The United States Treasury imposed sanctions on Nobitex, Iran’s largest cryptocurrency exchange, on June 2, 2026, accusing it of helping the Iranian government and blacklisted entities avoid Western sanctions [1, 2, 3, 4, 5, 6]. Nobitex handled over half of Iran's digital asset inflows in 2025, processing roughly $5 billion in transactions by March 2026, out of a $7.8 billion national crypto market [3, 4, 5, 6].

Nobitex also facilitated crypto transactions linked to the Islamic Revolutionary Guard Corps (IRGC) and Iran’s central bank, enabling the regime to transfer and conceal assets abroad even amid internet blackouts after US combat operations began [1, 2, 4, 6]. US Treasury Secretary Scott Bessent said, "While Iran’s economy is in free fall, the regime has chosen to co-opt digital asset technologies for its own corrupt agenda, including evading sanctions and transferring wealth out of the country" [1]. He added, "The US Treasury will continue tracking the flow of funds to disrupt Iran’s illicit financial networks" [5].

The sanctions target Nobitex’s chairman and co-founder Amir Hossein Rad, CEO Seyed Ali Khoee, and two influential brothers from the powerful Kharrazi family, Seyed Mohammad Ali Aghamir Mohammad Ali and Seyed Mohammad Aghamir Mohammad Ali, who control the company and maintain close ties to Iran’s new supreme leader Mojtaba Khamenei [1, 2, 4, 5, 6]. Reuters reported Nobitex’s founders concealed these elite connections by using family aliases when founding the exchange in 2018 [1, 6].

Nobitex had some 11 million users as of May 2026, more than 10% of Iran’s population, and processed about 70% of domestic crypto transactions [6]. The US also sanctioned three other Iranian crypto exchanges on June 2: Wallex, Bitpin, and Ramzinex [3, 4, 6].

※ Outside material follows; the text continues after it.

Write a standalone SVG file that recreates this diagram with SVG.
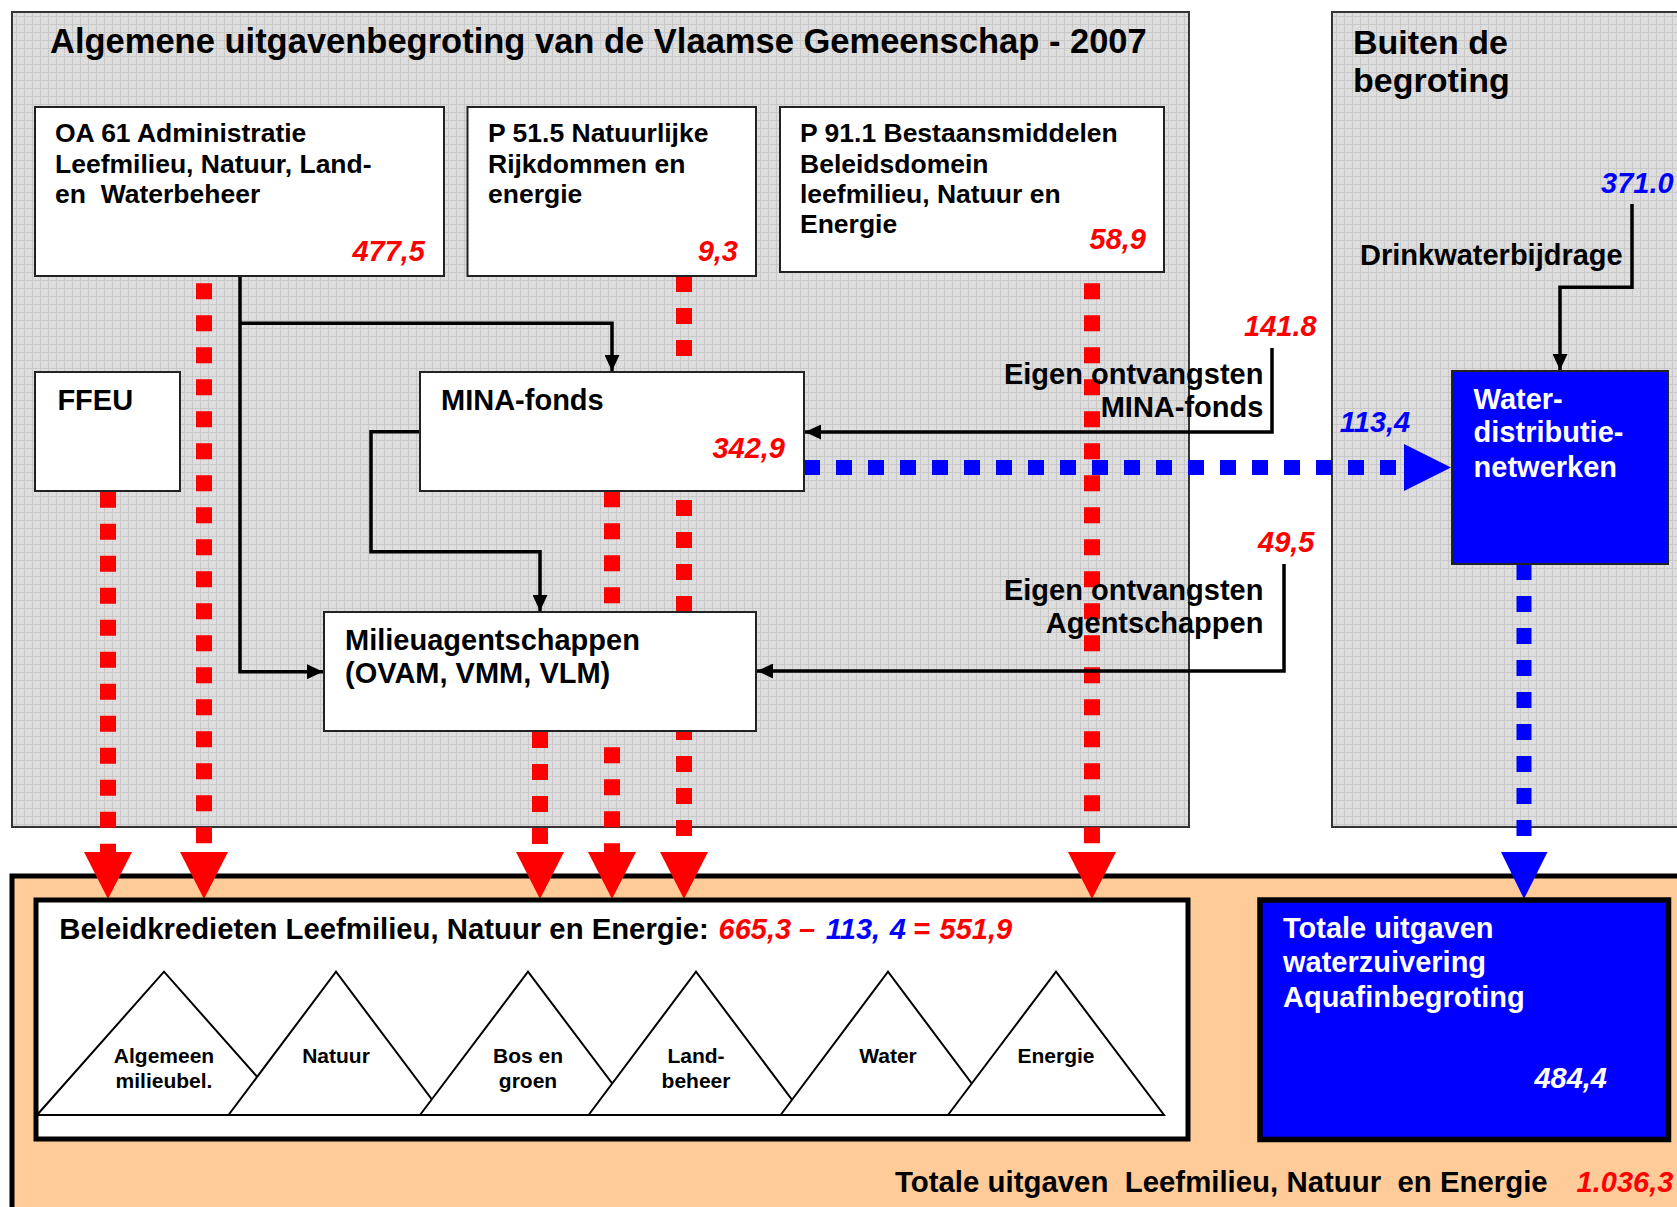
<svg xmlns="http://www.w3.org/2000/svg" width="1677" height="1207" viewBox="0 0 1677 1207">
<style>
.t{font-family:"Liberation Sans",Arial,sans-serif;font-weight:bold;fill:#000}
.w{fill:#fff}
.n{font-style:italic}
.red{fill:#ff0000}
.blu{fill:#0000ff}
.big{font-size:34.5px}
.bx{font-size:26.5px}
.m{font-size:29px}
.m2{font-size:29.3px}
.m3{font-size:29.4px}
.tri{font-size:21px;text-anchor:middle}
.end{text-anchor:end}
.pre{white-space:pre}
.node{fill:#fff;stroke:#222;stroke-width:2}
.conn{fill:none;stroke:#000;stroke-width:3.5}
.rd{stroke:#ff0000;stroke-width:16;stroke-dasharray:16 16;fill:none}
.bd{stroke:#0000ff;stroke-width:15;stroke-dasharray:16 16;fill:none}
.trg{fill:#fff;stroke:#000;stroke-width:2}
</style>
<defs>
<pattern id="grid" width="8" height="8" patternUnits="userSpaceOnUse">
<rect width="8" height="8" fill="#dedede"/>
<path d="M0 0.5H8M0.5 0V8" stroke="#c8c8c8" stroke-width="1"/>
</pattern>
<marker id="ah" markerUnits="userSpaceOnUse" markerWidth="16" markerHeight="15" refX="16" refY="7.5" orient="auto">
<path d="M0,0 L16,7.5 L0,15 z" fill="#000"/>
</marker>
</defs>
<rect width="1677" height="1207" fill="#fff"/>

<g id="zone-begroting">
<rect x="12" y="12" width="1177" height="815" fill="url(#grid)" stroke="#333" stroke-width="2"/>
<text class="t big" x="50" y="53.3">Algemene uitgavenbegroting van de Vlaamse Gemeenschap - 2007</text>
</g>
<g id="zone-buiten">
<rect x="1332" y="12" width="360" height="815" fill="url(#grid)" stroke="#333" stroke-width="2"/>
<text class="t" font-size="34" x="1353" y="54.3">Buiten de</text>
<text class="t" font-size="34" x="1353" y="91.7">begroting</text>
</g>

<g id="zone-totaal">
<rect x="12" y="876" width="1700" height="400" fill="#ffcc99" stroke="#000" stroke-width="5"/>
</g>

<g id="connectors">
<line class="rd" x1="108" y1="491.7" x2="108" y2="852"/>
<line class="rd" x1="204" y1="283.3" x2="204" y2="852"/>
<line class="rd" x1="540" y1="732" x2="540" y2="852"/>
<line class="rd" x1="612" y1="491.3" x2="612" y2="852"/>
<line class="rd" x1="684" y1="276" x2="684" y2="852"/>
<line class="rd" x1="1092" y1="283.3" x2="1092" y2="852"/>
<line class="bd" x1="804" y1="467.5" x2="1404" y2="467.5"/>
<line class="bd" x1="1524" y1="564" x2="1524" y2="852"/>
<path class="conn" d="M240,276 V671.7 H323" marker-end="url(#ah)"/>
<path class="conn" d="M240,323.3 H612 V371" marker-end="url(#ah)"/>
<path class="conn" d="M420,431.7 H371 V551.7 H540 V611" marker-end="url(#ah)"/>
<path class="conn" d="M1272,348 V432 H805" marker-end="url(#ah)"/>
<path class="conn" d="M1284,564 V671 H757" marker-end="url(#ah)"/>
<path class="conn" d="M1632,204 V287.3 H1560 V370" marker-end="url(#ah)"/>
<g fill="#ff0000">
<polygon points="84,852 132,852 108,899"/>
<polygon points="180,852 228,852 204,899"/>
<polygon points="516,852 564,852 540,899"/>
<polygon points="588,852 636,852 612,899"/>
<polygon points="660,852 708,852 684,899"/>
<polygon points="1068,852 1116,852 1092,899"/>
</g>
<g fill="#0000ff">
<polygon points="1404,444 1404,491 1451,467.5"/>
<polygon points="1501,852 1547.5,852 1524,899"/>
</g>
</g>

<g id="node-oa61">
<rect class="node" x="35" y="107" width="409" height="169"/>
<text class="t bx pre" x="55" y="141.7">OA 61 Administratie</text>
<text class="t bx pre" x="55" y="172.7">Leefmilieu, Natuur, Land-</text>
<text class="t bx pre" x="55" y="202.7">en  Waterbeheer</text>
<text class="t m n red end" x="425" y="261">477,5</text>
</g>
<g id="node-p515">
<rect class="node" x="467.5" y="107" width="288.5" height="169"/>
<text class="t bx" x="488" y="141.7">P 51.5 Natuurlijke</text>
<text class="t bx" x="488" y="172.7">Rijkdommen en</text>
<text class="t bx" x="488" y="202.7">energie</text>
<text class="t m n red end" x="738" y="261">9,3</text>
</g>
<g id="node-p911">
<rect class="node" x="780" y="107" width="384" height="165"/>
<text class="t bx" x="800" y="141.7">P 91.1 Bestaansmiddelen</text>
<text class="t bx" x="800" y="172.7">Beleidsdomein</text>
<text class="t bx" x="800" y="202.7">leefmilieu, Natuur en</text>
<text class="t bx" x="800" y="233.2">Energie</text>
<text class="t m n red end" x="1146" y="249.3">58,9</text>
</g>
<g id="node-ffeu">
<rect class="node" x="35" y="372" width="145" height="119"/>
<text class="t m" x="57.4" y="410">FFEU</text>
</g>
<g id="node-mina">
<rect class="node" x="420" y="372" width="384" height="119"/>
<text class="t m" x="441" y="410">MINA-fonds</text>
<text class="t m n red end" x="785" y="458.3">342,9</text>
</g>
<g id="node-milieu">
<rect class="node" x="324" y="612" width="432" height="119"/>
<text class="t m" x="345" y="650">Milieuagentschappen</text>
<text class="t m" x="345" y="683.3">(OVAM, VMM, VLM)</text>
</g>
<g id="node-water">
<rect x="1452" y="371" width="216" height="193" fill="#0000ff" stroke="#222" stroke-width="2"/>
<text class="t m w" x="1473.6" y="409.3">Water-</text>
<text class="t m w" x="1473.6" y="442.3">distributie-</text>
<text class="t m w" x="1473.6" y="476.7">netwerken</text>
</g>

<g id="labels">
<text class="t m n red" x="1244" y="336">141.8</text>
<text class="t m end" x="1263.4" y="384.3">Eigen ontvangsten</text>
<text class="t m end" x="1263.4" y="417.3">MINA-fonds</text>
<text class="t m n blu" x="1339.8" y="432.3">113,4</text>
<text class="t m n red" x="1258" y="552.3">49,5</text>
<text class="t m end" x="1263.4" y="600">Eigen ontvangsten</text>
<text class="t m end" x="1263.4" y="632.7">Agentschappen</text>
<text class="t m n blu" x="1601" y="192.7">371.0</text>
<text class="t m" x="1360" y="265">Drinkwaterbijdrage</text>
</g>

<g id="node-beleidkredieten">
<rect x="36" y="900" width="1152" height="239" fill="#fff" stroke="#000" stroke-width="5"/>
<text class="t m2" x="59.3" y="938.8">Beleidkredieten Leefmilieu, Natuur en Energie:</text>
<text class="t m n" y="938.8"><tspan class="red" x="718.6">665,3</tspan><tspan class="red" x="799">–</tspan><tspan class="blu" x="825.8">113,</tspan><tspan class="blu" x="889.7">4</tspan><tspan class="red" x="913">=</tspan><tspan class="red" x="939.5">551,9</tspan></text>
<polygon class="trg" points="37,1115 164,971.7 291,1115"/>
<polygon class="trg" points="228.5,1115 336,971.7 443.5,1115"/>
<polygon class="trg" points="420,1115 528,971.7 636,1115"/>
<polygon class="trg" points="588.6,1115 696,971.7 803.4,1115"/>
<polygon class="trg" points="780.6,1115 888,971.7 995.4,1115"/>
<polygon class="trg" points="948,1115 1056,971.7 1164,1115"/>
<text class="t tri" x="164" y="1063.3">Algemeen</text>
<text class="t tri" x="164" y="1087.7">milieubel.</text>
<text class="t tri" x="336" y="1063.3">Natuur</text>
<text class="t tri" x="528" y="1063.3">Bos en</text>
<text class="t tri" x="528" y="1087.7">groen</text>
<text class="t tri" x="696" y="1063.3">Land-</text>
<text class="t tri" x="696" y="1087.7">beheer</text>
<text class="t tri" x="888" y="1063.3">Water</text>
<text class="t tri" x="1056" y="1063.3">Energie</text>
</g>

<g id="node-aquafin">
<rect x="1260" y="900" width="408.5" height="239.5" fill="#0000ff" stroke="#000" stroke-width="5.5"/>
<text class="t m w" x="1283" y="938.3">Totale uitgaven</text>
<text class="t m w" x="1283" y="972.3">waterzuivering</text>
<text class="t m w" x="1283" y="1006.7">Aquafinbegroting</text>
<text class="t m w n end" x="1607" y="1088.3">484,4</text>
</g>

<g id="label-totaal">
<text class="t m3 pre" x="895" y="1191.7">Totale uitgaven  Leefmilieu, Natuur  en Energie</text>
<text class="t m n red" x="1576.6" y="1191.7">1.036,3</text>
</g>
</svg>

A major hack last June by an Israeli-linked group known as "Predatory Sparrow" resulted in the theft of $48 million in crypto from Nobitex, aimed at disrupting Iran’s terror financing [6]. Secretary Bessent noted the current economic turmoil in Iran shows the effectiveness of past maximum pressure campaigns [6].

The US Treasury’s actions fall under a broader "Economic Fury" strategy to cut off Iran from illicit finance sources and global capital markets [4, 5, 6]. The sanctions mark a key step in ongoing efforts to clamp down on Iran’s use of emerging digital currencies for evading sanctions and funding state-linked entities.